Student instruction is based on individual abilities and challenges as identified through evaluations and those needs are addressed through the IEP. Educators will alter the content, process, product and/or learning environment to modify the curriculum in order to improve student achievement. Differentiated instruction, scaffolding instruction and specially designed instruction are all used to close the achievement gap. Lesson plans are designed to address the short term objectives of the student’s IEP based on their readiness levels, interests and learning profiles.

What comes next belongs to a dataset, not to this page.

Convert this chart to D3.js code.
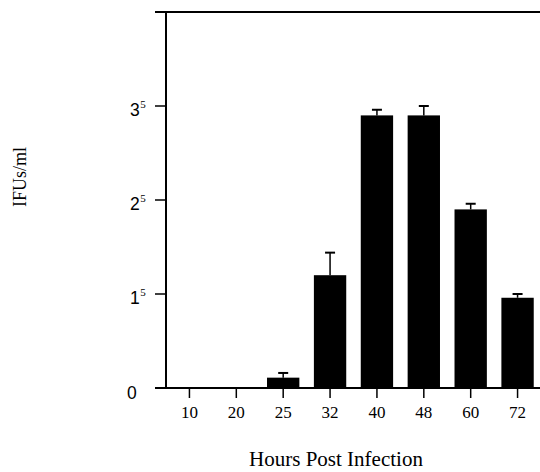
<!DOCTYPE html>
<html>
<head>
<meta charset="utf-8">
<script src="https://cdn.jsdelivr.net/npm/d3@7"></script>
<style>
  body { margin: 0; background: #fff; }
  svg { display: block; }
</style>
</head>
<body>
<div id="chart"></div>
<script>
// values (units of 10^5 IFUs/ml)
const hours = ["10", "20", "25", "32", "40", "48", "60", "72"]
const means = [0, 0, 0.11, 1.2, 2.9, 2.9, 1.9, 0.96]
const errors = [0, 0, 0.05, 0.24, 0.06, 0.1, 0.06, 0.04]
const yTicks = [0, 1, 2, 3]
const yTickBase = ["0", "1", "2", "3"]

const width = 540
const height = 472
const margin = { top: 12, right: 0, bottom: 84, left: 166 }

const svg = d3.select("#chart")
  .append("svg")
  .attr("width", width)
  .attr("height", height)

const x = d3.scaleBand()
  .domain(hours)
  .range([margin.left, 541])
  .paddingInner(0.31)
  .paddingOuter(0.155)

const y = d3.scaleLinear()
  .domain([0, 4])
  .range([height - margin.bottom, margin.top])

const data = hours.map((h, i) => ({ h, v: means[i], e: errors[i] }))

// bars
svg.selectAll("rect.bar")
  .data(data.filter(d => d.v > 0))
  .enter()
    .append("rect")
    .attr("class", "bar")
    .attr("x", d => x(d.h))
    .attr("y", d => y(d.v))
    .attr("width", x.bandwidth())
    .attr("height", d => y(0) - y(d.v))
    .attr("fill", "#000")

// error bars (upper only)
const cap = 5
const err = svg.selectAll("g.err")
  .data(data.filter(d => d.e > 0))
  .enter()
    .append("g")
    .attr("class", "err")
err.append("line")
  .attr("x1", d => x(d.h) + x.bandwidth() / 2)
  .attr("x2", d => x(d.h) + x.bandwidth() / 2)
  .attr("y1", d => y(d.v))
  .attr("y2", d => y(d.v + d.e))
  .attr("stroke", "#000")
  .attr("stroke-width", 1.5)
err.append("line")
  .attr("x1", d => x(d.h) + x.bandwidth() / 2 - cap)
  .attr("x2", d => x(d.h) + x.bandwidth() / 2 + cap)
  .attr("y1", d => y(d.v + d.e))
  .attr("y2", d => y(d.v + d.e))
  .attr("stroke", "#000")
  .attr("stroke-width", 2)

// frame lines: left axis, top line, baseline
svg.append("line")
  .attr("x1", margin.left).attr("x2", margin.left)
  .attr("y1", y(4)).attr("y2", y(0))
  .attr("stroke", "#000").attr("stroke-width", 2)
svg.append("line")
  .attr("x1", 155).attr("x2", width)
  .attr("y1", y(4)).attr("y2", y(4))
  .attr("stroke", "#000").attr("stroke-width", 2)
svg.append("line")
  .attr("x1", 155).attr("x2", width)
  .attr("y1", y(0)).attr("y2", y(0))
  .attr("stroke", "#000").attr("stroke-width", 2)

// y ticks
const yAxis = svg.append("g")
yAxis.selectAll("line.tick")
  .data(yTicks.filter(d => d > 0))
  .enter()
    .append("line")
    .attr("x1", margin.left - 11)
    .attr("x2", margin.left)
    .attr("y1", d => y(d))
    .attr("y2", d => y(d))
    .attr("stroke", "#000")
    .attr("stroke-width", 1.5)

const yLabels = yAxis.selectAll("text.ylab")
  .data(yTicks)
  .enter()
    .append("text")
    .attr("class", "ylab")
    .attr("x", d => d === 0 ? 127 : 130)
    .attr("y", d => y(d) + (d === 0 ? 11 : 10))
    .attr("font-family", "Liberation Sans, Arial, sans-serif")
    .attr("font-size", 17.5)
    .attr("fill", "#000")
yLabels.append("tspan")
  .text((d, i) => yTickBase[i])
yLabels.filter(d => d > 0)
  .append("tspan")
  .attr("dy", -8)
  .attr("dx", 0.5)
  .attr("font-family", "Liberation Serif, Times New Roman, serif")
  .attr("font-size", 11)
  .text("5")

// x ticks
const xAxis = svg.append("g")
xAxis.selectAll("line")
  .data(hours)
  .enter()
    .append("line")
    .attr("x1", d => x(d) + x.bandwidth() / 2)
    .attr("x2", d => x(d) + x.bandwidth() / 2)
    .attr("y1", y(0))
    .attr("y2", y(0) + 10)
    .attr("stroke", "#000")
    .attr("stroke-width", 1.5)
xAxis.selectAll("text")
  .data(hours)
  .enter()
    .append("text")
    .attr("x", d => x(d) + x.bandwidth() / 2)
    .attr("y", y(0) + 30)
    .attr("text-anchor", "middle")
    .attr("font-family", "Liberation Serif, Times New Roman, serif")
    .attr("font-size", 17)
    .attr("fill", "#000")
    .text(d => d)

// axis titles
svg.append("text")
  .attr("x", 336)
  .attr("y", 466)
  .attr("text-anchor", "middle")
  .attr("font-family", "Liberation Serif, Times New Roman, serif")
  .attr("font-size", 21)
  .attr("fill", "#000")
  .text("Hours Post Infection")

svg.append("text")
  .attr("transform", "translate(26,177) rotate(-90)")
  .attr("text-anchor", "middle")
  .attr("font-family", "Liberation Serif, Times New Roman, serif")
  .attr("font-size", 18)
  .attr("fill", "#000")
  .text("IFUs/ml")
</script>
</body>
</html>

The teachers use differentiated instruction to tailor lessons to meet the individual needs of the students. The teachers plan lessons for diverse classroom learners in order to create the best learning experience possible. An example of how differentiating instruction occurs is by using reading materials at varying readability levels, presenting ideas through both auditory and visual means, meeting with small groups to re-teach an idea or skill for struggling learners, or to extend the thinking or skills of advanced learners. By offering manipulatives or other hands-on supports for students who need them, the teachers provide the students with options of how to express themselves by assigning activities geared to different learning styles, interests, and levels of thinking. Teachers also ensure there are places in the room to work quietly and without distraction, as well as places that invite student collaboration.
Through progress monitoring, teachers are able to formatively assess the specific interventions that were provided and adjust instruction and instructional outcomes for both the teacher and the student.